Thanks for the help that I loved asking for!


----------



## Beorn (Jan 7, 2004)

It appears the cancel PM is not a feature anymore


----------



## Wonko The Sane (Jan 8, 2004)

We totally NEEEEEED that option back.


----------



## HLGStrider (Jan 10, 2004)

I always hated it, however, when I'd go into my pm box and find a message that had been canceled. . .if they do bring back the option can they make it so the receiver doesn't know there has been a canceled message?
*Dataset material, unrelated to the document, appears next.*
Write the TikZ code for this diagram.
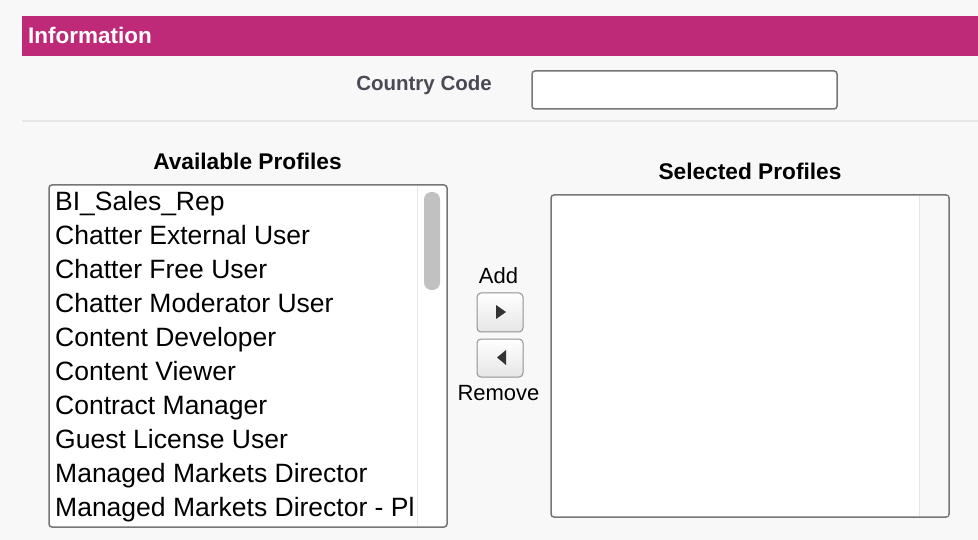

It's frustrating otherwise and makes one wonder.


----------



## Wonko The Sane (Jan 10, 2004)

It's really helpful for if you say something you later realise you shouldn't have said.

I do that all the time.


----------



## Uminya (Jan 20, 2004)

Perhaps the lack of a 'cancel' option would encourage members to weigh their words more before sending a message, no?


----------



## David Pence (Jan 20, 2004)

Private Messages/Track Messages/Unconfirmed Private Message Receipts_/_Delete Selected_._


----------



## Beorn (Jan 20, 2004)

Webmaster said:


> Private Messages/Track Messages/Unconfirmed Private Message Receipts_/_Delete Selected_._


That only deletes the request for a confirmation....


----------



## David Pence (Jan 20, 2004)

I guess you're right. The vBulletin site is a bit clueless as well about this missing feature. There's still about 100 or so release candidates to go, so maybe they'll put it back.


----------



## Wonko The Sane (Feb 17, 2004)

Cir, I didn't mean that it was like...me sending an angry PM to someone and then later wishing I hadn't.
It's not that kind of weighing of words.

It's like...say I send Snaga a PM telling him that my aunt was being rude and said mean things about him...but later thought maybe it'd be better not to tell him those things...

That's what I mean.


----------